- [Supplied material]:

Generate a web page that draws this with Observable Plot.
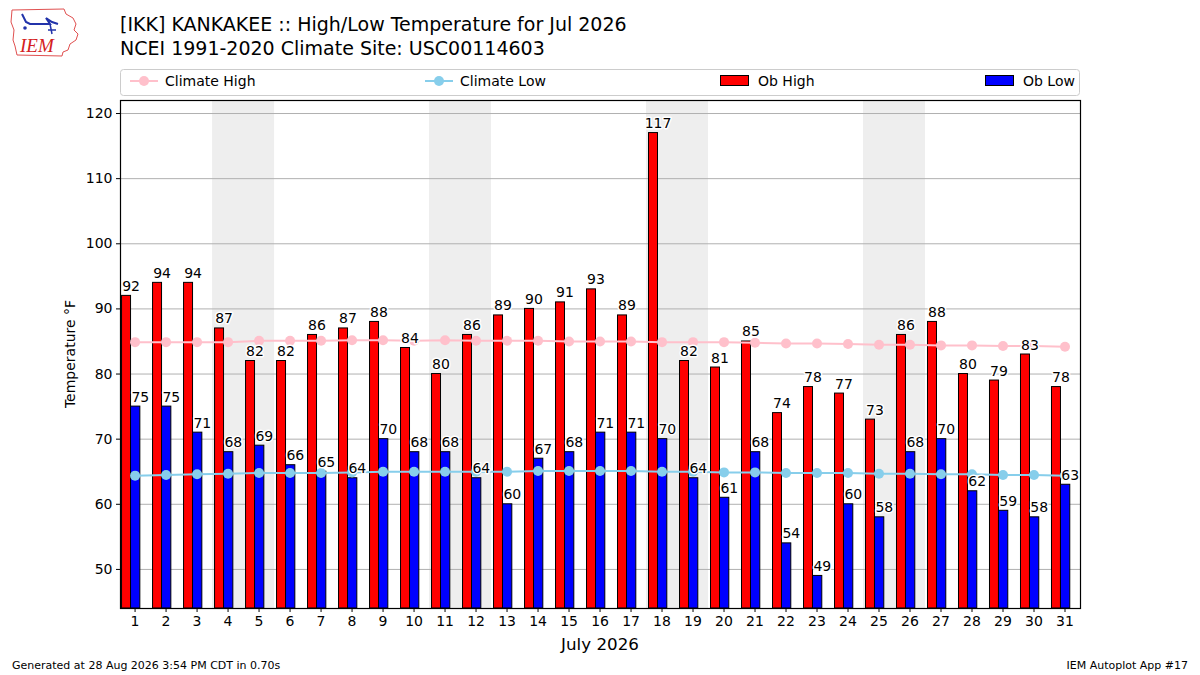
<!DOCTYPE html>
<html>
<head>
<meta charset="utf-8">
<script src="https://cdn.jsdelivr.net/npm/d3@7"></script>
<script src="https://cdn.jsdelivr.net/npm/@observablehq/plot@0.6"></script>
<style>
  body { margin: 0; background: #fff; font-family: "DejaVu Sans", sans-serif; }
  #wrap { position: relative; width: 1200px; height: 675px; overflow: hidden; }
  #wrap > svg, #chart svg { position: absolute; left: 0; top: 0; }
</style>
</head>
<body>
<div id="wrap">
  <div id="chart"></div>
</div>
<script>
// ---- data ----
const days = d3.range(1, 32);
const obHigh = [92,94,94,87,82,82,86,87,88,84,80,86,89,90,91,93,89,117,82,81,85,74,78,77,73,86,88,80,79,83,78];
const obLow  = [75,75,71,68,69,66,65,64,70,68,68,64,60,67,68,71,71,70,64,61,68,54,49,60,58,68,70,62,59,58,63];
const climHigh = [84.9,84.9,84.9,84.9,85.1,85.1,85.1,85.2,85.2,85.1,85.2,85.1,85.1,85.1,85.0,85.0,85.0,84.9,84.9,84.9,84.8,84.7,84.7,84.6,84.5,84.5,84.4,84.4,84.3,84.3,84.2];
const climLow  = [64.4,64.5,64.6,64.7,64.8,64.8,64.8,64.9,65.0,65.0,65.0,65.0,65.0,65.1,65.1,65.1,65.1,65.0,65.0,64.9,64.9,64.8,64.8,64.8,64.7,64.7,64.6,64.6,64.5,64.5,64.4];
const weekendStarts = [4, 11, 18, 25];
const yTicks = [50, 60, 70, 80, 90, 100, 110, 120];

const rows = days.map((d, i) => ({day: d, high: obHigh[i], low: obLow[i], ch: climHigh[i], cl: climLow[i]}));
const yMin = d3.min(obLow) - 5;
const yMax = d3.max(obHigh) + 5;

const chart = Plot.plot({
  width: 1200,
  height: 675,
  marginLeft: 120,
  marginRight: 120,
  marginTop: 100,
  marginBottom: 67,
  style: {fontFamily: "DejaVu Sans, sans-serif", fontSize: "14px", color: "#000", background: "transparent"},
  x: {domain: [0.53, 31.5], label: null},
  y: {domain: [yMin, yMax], label: null},
  marks: [
    Plot.rect(weekendStarts, {x1: d => d - 0.5, x2: d => d + 1.5, fill: "#eeeeee"}),
    Plot.gridY(yTicks, {stroke: "#b0b0b0", strokeOpacity: 1, strokeWidth: 1}),
    Plot.rectY(rows, {x1: d => d.day - 0.42, x2: d => d.day - 0.13, y1: yMin, y2: "high", fill: "red", stroke: "black", strokeWidth: 1}),
    Plot.rectY(rows, {x1: d => d.day - 0.13, x2: d => d.day + 0.17, y1: yMin, y2: "low", fill: "blue", stroke: "black", strokeWidth: 1}),
    Plot.line(rows, {x: "day", y: "ch", stroke: "pink", strokeWidth: 2}),
    Plot.dot(rows, {x: "day", y: "ch", fill: "pink", r: 5}),
    Plot.line(rows, {x: "day", y: "cl", stroke: "skyblue", strokeWidth: 2}),
    Plot.dot(rows, {x: "day", y: "cl", fill: "skyblue", r: 5}),
    Plot.text(rows, {x: d => d.day - 0.13, y: "high", text: d => String(d.high), lineAnchor: "bottom", dy: -5, fill: "black", stroke: "white", strokeWidth: 3, fontSize: 14}),
    Plot.text(rows, {x: d => d.day + 0.17, y: "low", text: d => String(d.low), lineAnchor: "bottom", dy: -5, fill: "black", stroke: "white", strokeWidth: 3, fontSize: 14}),
    Plot.frame({stroke: "black", strokeWidth: 1.2}),
    Plot.axisY({ticks: yTicks, tickSize: 4, tickPadding: 4, label: null, fontSize: 14}),
    Plot.axisX({ticks: days, tickSize: 4, tickPadding: 4, label: null, fontSize: 14, tickFormat: d => String(d)})
  ]
});
document.getElementById("chart").appendChild(chart);

// ---- overlay: titles, legend, labels, footer ----
const ov = d3.select("#wrap").append("svg")
  .attr("width", 1200).attr("height", 675)
  .style("position", "absolute").style("left", 0).style("top", 0)
  .style("font-family", "DejaVu Sans, sans-serif");

// logo
const logo = ov.append("g");
logo.append("path")
  .attr("d", "M12,10 L64,9 L66,14 L73,18 L76,24 L74,30 L78,34 L76,40 L70,44 L68,50 L63,52 L62,56 L17,55 L15,46 L13,40 L14,30 L11,22 Z")
  .attr("fill", "none").attr("stroke", "#e05050").attr("stroke-width", 1);
logo.append("path").attr("d", "M22,14 L26,22 L30,24 L50,24 L46,18 L52,22 L58,24").attr("fill", "none").attr("stroke", "#2233aa").attr("stroke-width", 2);
logo.append("path").attr("d", "M50,24 L52,34 M48,30 L56,30").attr("fill", "none").attr("stroke", "#2233aa").attr("stroke-width", 1.5);
logo.append("circle").attr("cx", 25).attr("cy", 28).attr("r", 1.8).attr("fill", "#2233aa");
logo.append("text").attr("x", 20).attr("y", 52).text("IEM")
  .attr("font-family", "Liberation Serif, serif").attr("font-style", "italic")
  .attr("font-size", 19).attr("fill", "#d42020");

// titles
ov.append("text").attr("x", 120).attr("y", 31).attr("font-size", 19).text("[IKK] KANKAKEE :: High/Low Temperature for Jul 2026");
ov.append("text").attr("x", 120).attr("y", 55).attr("font-size", 19).text("NCEI 1991-2020 Climate Site: USC00114603");

// legend
const lg = ov.append("g");
lg.append("rect").attr("x", 120.5).attr("y", 69.5).attr("width", 959).attr("height", 26)
  .attr("rx", 3).attr("fill", "white").attr("stroke", "#cccccc");
const legendItems = [
  {label: "Climate High", kind: "line", color: "pink", x: 130},
  {label: "Climate Low", kind: "line", color: "skyblue", x: 425},
  {label: "Ob High", kind: "bar", color: "red", x: 720},
  {label: "Ob Low", kind: "bar", color: "blue", x: 985}
];
for (const it of legendItems) {
  if (it.kind === "line") {
    lg.append("line").attr("x1", it.x).attr("x2", it.x + 28).attr("y1", 81).attr("y2", 81).attr("stroke", it.color).attr("stroke-width", 2);
    lg.append("circle").attr("cx", it.x + 14).attr("cy", 81).attr("r", 5).attr("fill", it.color);
  } else {
    lg.append("rect").attr("x", it.x + 0.5).attr("y", 75.5).attr("width", 28).attr("height", 10).attr("fill", it.color).attr("stroke", "black");
  }
  lg.append("text").attr("x", it.x + (it.kind === "line" ? 35 : 38)).attr("y", 86).attr("font-size", 14).text(it.label);
}

// axis labels
ov.append("text").attr("x", 600).attr("y", 650).attr("text-anchor", "middle").attr("font-size", 16.7).text("July 2026");
ov.append("text").attr("transform", "translate(75,354) rotate(-90)").attr("text-anchor", "middle").attr("font-size", 14).text("Temperature °F");

// footer
ov.append("text").attr("x", 12).attr("y", 669).attr("font-size", 11).text("Generated at 28 Aug 2026 3:54 PM CDT in 0.70s");
ov.append("text").attr("x", 1188).attr("y", 669).attr("text-anchor", "end").attr("font-size", 11).text("IEM Autoplot App #17");
</script>
</body>
</html>
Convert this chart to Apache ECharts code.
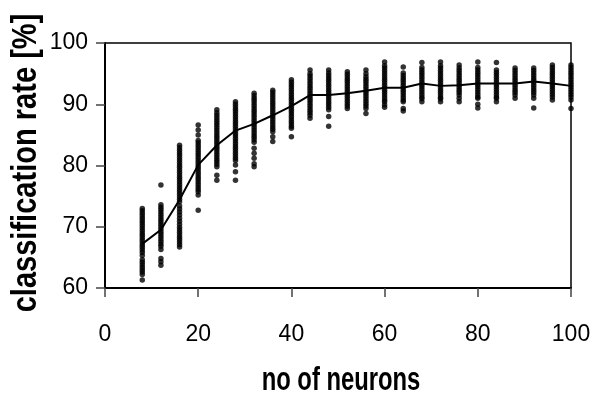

- [Written instruction]: Show all lines in the entries above where the string "this" appears.

- [Output of the exercise]:
Generate a web page that draws this with Observable Plot.
Convert this chart to Apache ECharts code.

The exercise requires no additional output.